• **RECORDS FOR PROCESSING**:
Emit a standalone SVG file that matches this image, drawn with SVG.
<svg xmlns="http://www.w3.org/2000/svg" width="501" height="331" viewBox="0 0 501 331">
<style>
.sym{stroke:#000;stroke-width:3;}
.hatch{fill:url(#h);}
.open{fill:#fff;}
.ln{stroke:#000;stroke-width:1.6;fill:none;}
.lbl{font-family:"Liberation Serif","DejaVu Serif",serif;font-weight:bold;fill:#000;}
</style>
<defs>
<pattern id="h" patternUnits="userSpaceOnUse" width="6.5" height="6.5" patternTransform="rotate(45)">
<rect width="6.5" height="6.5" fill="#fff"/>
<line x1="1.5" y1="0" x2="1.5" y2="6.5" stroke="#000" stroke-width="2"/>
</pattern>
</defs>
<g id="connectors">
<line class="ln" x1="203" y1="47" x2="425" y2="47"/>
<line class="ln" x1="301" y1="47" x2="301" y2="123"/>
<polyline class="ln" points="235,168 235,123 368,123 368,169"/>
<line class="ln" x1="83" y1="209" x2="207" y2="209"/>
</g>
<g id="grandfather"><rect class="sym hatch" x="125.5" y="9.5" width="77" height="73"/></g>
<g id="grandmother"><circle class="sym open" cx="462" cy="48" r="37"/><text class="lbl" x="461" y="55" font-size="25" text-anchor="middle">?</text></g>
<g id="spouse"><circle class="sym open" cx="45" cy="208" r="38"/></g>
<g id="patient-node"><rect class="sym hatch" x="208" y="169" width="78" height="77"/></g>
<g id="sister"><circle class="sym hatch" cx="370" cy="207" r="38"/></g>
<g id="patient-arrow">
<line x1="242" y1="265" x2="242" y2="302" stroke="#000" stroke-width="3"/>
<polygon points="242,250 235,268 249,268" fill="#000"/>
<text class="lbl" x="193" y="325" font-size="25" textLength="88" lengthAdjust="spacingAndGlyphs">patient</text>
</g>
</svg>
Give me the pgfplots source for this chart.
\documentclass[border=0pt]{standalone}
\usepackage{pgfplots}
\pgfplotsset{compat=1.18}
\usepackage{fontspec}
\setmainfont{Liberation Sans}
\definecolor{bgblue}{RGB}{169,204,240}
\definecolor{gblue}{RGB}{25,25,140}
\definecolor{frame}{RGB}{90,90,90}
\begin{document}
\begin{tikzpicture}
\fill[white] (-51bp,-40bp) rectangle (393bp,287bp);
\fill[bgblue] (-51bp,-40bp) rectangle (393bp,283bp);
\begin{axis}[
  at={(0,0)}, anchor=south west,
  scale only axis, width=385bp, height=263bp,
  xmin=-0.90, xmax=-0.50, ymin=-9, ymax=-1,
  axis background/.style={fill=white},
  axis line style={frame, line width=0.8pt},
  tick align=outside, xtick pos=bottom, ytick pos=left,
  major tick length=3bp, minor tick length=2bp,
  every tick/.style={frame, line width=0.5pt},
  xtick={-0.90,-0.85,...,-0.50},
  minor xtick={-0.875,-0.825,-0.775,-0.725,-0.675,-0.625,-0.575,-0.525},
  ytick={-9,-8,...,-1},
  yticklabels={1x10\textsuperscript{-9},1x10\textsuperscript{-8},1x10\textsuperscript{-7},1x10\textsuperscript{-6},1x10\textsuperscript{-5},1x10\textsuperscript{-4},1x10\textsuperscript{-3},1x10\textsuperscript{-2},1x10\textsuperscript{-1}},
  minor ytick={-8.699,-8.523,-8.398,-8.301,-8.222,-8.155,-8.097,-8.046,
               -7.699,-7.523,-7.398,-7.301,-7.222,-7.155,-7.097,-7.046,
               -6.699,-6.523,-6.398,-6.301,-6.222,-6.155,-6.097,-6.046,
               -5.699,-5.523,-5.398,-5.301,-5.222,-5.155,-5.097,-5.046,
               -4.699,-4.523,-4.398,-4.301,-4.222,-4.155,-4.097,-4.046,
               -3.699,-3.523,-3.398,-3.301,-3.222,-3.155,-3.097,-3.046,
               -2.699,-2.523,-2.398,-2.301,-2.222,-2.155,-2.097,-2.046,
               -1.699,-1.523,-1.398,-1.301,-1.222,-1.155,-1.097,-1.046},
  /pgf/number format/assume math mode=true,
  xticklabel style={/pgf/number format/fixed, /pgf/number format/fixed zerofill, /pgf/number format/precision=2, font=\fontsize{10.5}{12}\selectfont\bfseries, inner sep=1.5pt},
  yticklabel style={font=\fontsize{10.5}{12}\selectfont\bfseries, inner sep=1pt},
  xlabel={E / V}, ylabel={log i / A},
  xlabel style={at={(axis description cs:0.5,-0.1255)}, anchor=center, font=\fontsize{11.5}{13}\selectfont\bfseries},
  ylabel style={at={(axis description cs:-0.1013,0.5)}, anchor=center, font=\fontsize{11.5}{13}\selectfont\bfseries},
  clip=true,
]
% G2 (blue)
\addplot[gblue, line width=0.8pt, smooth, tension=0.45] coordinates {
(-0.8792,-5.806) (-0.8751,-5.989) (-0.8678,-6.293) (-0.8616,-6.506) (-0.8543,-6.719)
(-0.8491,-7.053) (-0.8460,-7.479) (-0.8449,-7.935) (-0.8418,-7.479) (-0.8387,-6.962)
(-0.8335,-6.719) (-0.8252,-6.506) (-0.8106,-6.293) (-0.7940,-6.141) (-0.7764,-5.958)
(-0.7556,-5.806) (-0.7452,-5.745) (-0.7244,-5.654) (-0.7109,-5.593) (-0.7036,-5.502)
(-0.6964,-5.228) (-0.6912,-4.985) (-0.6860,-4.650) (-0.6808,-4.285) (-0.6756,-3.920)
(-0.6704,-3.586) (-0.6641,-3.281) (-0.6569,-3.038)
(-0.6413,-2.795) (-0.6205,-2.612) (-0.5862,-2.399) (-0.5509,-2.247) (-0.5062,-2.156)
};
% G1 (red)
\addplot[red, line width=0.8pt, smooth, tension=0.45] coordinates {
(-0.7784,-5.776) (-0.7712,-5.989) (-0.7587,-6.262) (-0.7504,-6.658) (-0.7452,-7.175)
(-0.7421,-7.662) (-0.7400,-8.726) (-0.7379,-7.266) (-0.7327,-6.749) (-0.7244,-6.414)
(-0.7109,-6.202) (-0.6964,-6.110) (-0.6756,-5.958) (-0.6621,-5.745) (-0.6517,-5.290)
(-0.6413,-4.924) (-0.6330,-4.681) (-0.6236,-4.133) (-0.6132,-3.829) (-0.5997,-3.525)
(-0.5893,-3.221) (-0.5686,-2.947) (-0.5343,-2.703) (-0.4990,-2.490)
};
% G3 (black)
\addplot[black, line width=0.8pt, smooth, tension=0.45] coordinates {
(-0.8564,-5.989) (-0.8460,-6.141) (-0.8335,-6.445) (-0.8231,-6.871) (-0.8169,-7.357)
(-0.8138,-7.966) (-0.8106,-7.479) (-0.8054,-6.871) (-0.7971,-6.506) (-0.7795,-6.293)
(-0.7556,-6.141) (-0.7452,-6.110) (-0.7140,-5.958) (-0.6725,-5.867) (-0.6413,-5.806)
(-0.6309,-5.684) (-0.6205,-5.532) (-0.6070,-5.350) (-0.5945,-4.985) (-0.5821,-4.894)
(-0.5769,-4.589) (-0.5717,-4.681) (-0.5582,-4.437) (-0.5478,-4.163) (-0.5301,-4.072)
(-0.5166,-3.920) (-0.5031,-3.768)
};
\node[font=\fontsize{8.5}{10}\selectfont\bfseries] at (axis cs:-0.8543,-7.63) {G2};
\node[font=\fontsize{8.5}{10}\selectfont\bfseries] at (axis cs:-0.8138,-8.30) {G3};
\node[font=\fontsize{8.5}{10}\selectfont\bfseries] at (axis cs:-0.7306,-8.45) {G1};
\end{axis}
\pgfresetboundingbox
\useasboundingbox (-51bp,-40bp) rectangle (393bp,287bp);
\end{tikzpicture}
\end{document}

• **TASK OBJECTIVE**: How many lines of the entries above hold the string "this"? Reply with the number alone.

• **EXPECTED OUTPUT**: 2